• STATED EXERCISE
Write out, word for word, only the data from its first line to the line containing "const Y_MAX = 20.26;".

• SUPPLIED INFORMATION
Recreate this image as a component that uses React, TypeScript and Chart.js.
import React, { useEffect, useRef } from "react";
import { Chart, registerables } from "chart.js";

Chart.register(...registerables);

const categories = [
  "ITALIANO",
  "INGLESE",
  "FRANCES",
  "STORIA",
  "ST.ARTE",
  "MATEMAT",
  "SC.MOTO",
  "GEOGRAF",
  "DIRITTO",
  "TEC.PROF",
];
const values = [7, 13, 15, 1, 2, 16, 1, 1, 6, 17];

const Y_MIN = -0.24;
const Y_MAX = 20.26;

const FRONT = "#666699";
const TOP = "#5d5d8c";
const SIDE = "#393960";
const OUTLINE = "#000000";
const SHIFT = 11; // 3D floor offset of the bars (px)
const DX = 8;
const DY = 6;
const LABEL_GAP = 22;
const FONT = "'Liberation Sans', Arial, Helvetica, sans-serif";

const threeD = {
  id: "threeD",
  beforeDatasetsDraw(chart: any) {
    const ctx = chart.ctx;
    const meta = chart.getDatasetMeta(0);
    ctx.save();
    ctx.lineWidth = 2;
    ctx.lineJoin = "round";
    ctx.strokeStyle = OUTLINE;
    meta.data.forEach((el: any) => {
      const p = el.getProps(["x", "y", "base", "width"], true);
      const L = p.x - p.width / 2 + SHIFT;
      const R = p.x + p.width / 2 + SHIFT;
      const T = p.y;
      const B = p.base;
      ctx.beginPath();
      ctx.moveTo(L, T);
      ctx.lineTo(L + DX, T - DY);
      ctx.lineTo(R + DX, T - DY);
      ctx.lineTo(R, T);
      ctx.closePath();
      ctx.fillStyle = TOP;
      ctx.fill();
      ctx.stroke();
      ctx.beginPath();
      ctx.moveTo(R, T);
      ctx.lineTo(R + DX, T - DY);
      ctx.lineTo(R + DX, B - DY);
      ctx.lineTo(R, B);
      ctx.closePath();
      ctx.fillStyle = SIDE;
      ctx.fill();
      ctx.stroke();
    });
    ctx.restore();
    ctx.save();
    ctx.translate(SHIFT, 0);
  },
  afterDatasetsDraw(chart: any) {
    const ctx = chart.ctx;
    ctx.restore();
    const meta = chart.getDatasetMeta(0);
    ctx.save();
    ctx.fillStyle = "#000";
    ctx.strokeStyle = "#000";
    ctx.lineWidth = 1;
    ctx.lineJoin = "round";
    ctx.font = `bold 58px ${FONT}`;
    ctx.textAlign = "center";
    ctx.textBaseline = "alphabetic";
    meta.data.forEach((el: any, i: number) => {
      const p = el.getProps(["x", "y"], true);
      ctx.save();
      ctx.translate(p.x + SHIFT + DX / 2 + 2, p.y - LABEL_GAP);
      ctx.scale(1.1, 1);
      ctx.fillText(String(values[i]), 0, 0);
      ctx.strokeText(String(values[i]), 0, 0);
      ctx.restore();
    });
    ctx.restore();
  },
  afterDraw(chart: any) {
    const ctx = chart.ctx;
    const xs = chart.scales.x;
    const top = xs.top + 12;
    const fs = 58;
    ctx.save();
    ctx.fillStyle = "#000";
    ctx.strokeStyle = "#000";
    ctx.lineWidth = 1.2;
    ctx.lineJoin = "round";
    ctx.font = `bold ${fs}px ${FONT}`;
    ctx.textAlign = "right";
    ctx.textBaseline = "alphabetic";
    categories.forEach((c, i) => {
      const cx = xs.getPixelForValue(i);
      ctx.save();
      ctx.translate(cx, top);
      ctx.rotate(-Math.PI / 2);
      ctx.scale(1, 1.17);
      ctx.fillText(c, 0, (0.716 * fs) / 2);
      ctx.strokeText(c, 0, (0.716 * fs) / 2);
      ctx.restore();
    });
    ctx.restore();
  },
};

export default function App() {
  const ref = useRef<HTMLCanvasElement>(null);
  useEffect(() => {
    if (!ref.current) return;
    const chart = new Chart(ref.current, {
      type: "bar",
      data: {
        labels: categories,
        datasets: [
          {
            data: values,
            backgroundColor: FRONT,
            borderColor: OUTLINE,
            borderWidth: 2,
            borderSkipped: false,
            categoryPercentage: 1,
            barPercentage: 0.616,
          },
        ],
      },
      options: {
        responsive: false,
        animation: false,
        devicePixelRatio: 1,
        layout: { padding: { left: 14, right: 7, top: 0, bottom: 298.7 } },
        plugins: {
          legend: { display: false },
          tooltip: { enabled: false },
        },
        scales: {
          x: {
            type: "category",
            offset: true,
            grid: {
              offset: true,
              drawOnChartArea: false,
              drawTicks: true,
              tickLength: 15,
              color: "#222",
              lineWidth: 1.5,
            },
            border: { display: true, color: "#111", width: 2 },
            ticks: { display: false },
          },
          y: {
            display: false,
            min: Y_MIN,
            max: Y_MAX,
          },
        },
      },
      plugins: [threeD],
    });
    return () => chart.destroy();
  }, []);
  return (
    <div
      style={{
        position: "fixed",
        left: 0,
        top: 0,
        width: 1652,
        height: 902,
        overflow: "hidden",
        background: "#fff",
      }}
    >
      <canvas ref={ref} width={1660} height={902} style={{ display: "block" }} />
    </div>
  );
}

• CORRECT RESPONSE
Recreate this image as a component that uses React, TypeScript and Chart.js.
import React, { useEffect, useRef } from "react";
import { Chart, registerables } from "chart.js";

Chart.register(...registerables);

const categories = [
  "ITALIANO",
  "INGLESE",
  "FRANCES",
  "STORIA",
  "ST.ARTE",
  "MATEMAT",
  "SC.MOTO",
  "GEOGRAF",
  "DIRITTO",
  "TEC.PROF",
];
const values = [7, 13, 15, 1, 2, 16, 1, 1, 6, 17];

const Y_MIN = -0.24;
const Y_MAX = 20.26;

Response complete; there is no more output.